San Francisco’s Race Games The school board is set to eliminate merit exams for admission to an acclaimed school.

https://www.wsj.com/articles/san-franciscos-race-games-11612571242?mod=opinion_lead_pos4

First, George Washington and Abe Lincoln get the boot as school names. Now academic achievement will soon be history. The progressive beat goes on in San Francisco, where the school board next week is expected to consider a resolution abolishing merit exams and high grade point averages for admission to Lowell High School.

Named for 19th-century poet and abolitionist James Russell Lowell, the school is a nationally known beacon of excellence. Lowell is also among the 44 schools whose names the school board recently voted to change because Lowell’s references to African-Americans are regarded as insufficiently enlightened by today’s standards.

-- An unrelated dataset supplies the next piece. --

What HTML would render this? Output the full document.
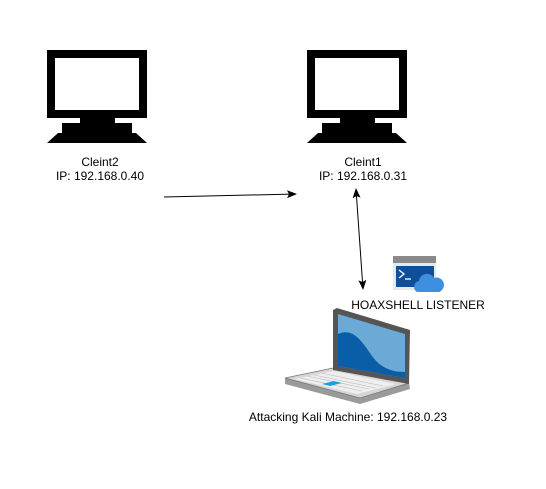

One school board commissioner, Alison Collins, has called merit-based admissions “racist.” The real problem progressives have with Lowell is that too many Asian-Americans are passing the entrance exam. But it’s perverse to penalize Asian-Americans because other children do less well on tests.

That’s especially true in a public school system that does such a poor job teaching children of color at most of its schools. Last year the nonprofit Brightbeam put out a report called “The Secret Shame: How America’s Most Progressive Cities Betray Their Commitment to Educational Opportunity for All.” The report says that in San Francisco “70% of white students are proficient in math, compared to only 12% of black students reaching proficiency—a 58-point gap.”

The underperformance of black and Latino children in so many American public schools should be a national scandal. Instead, the response from elite universities and New York City’s high-performing public schools has been to disguise the problem by setting de facto admissions quotas for Asian-American students no matter their superior qualifications.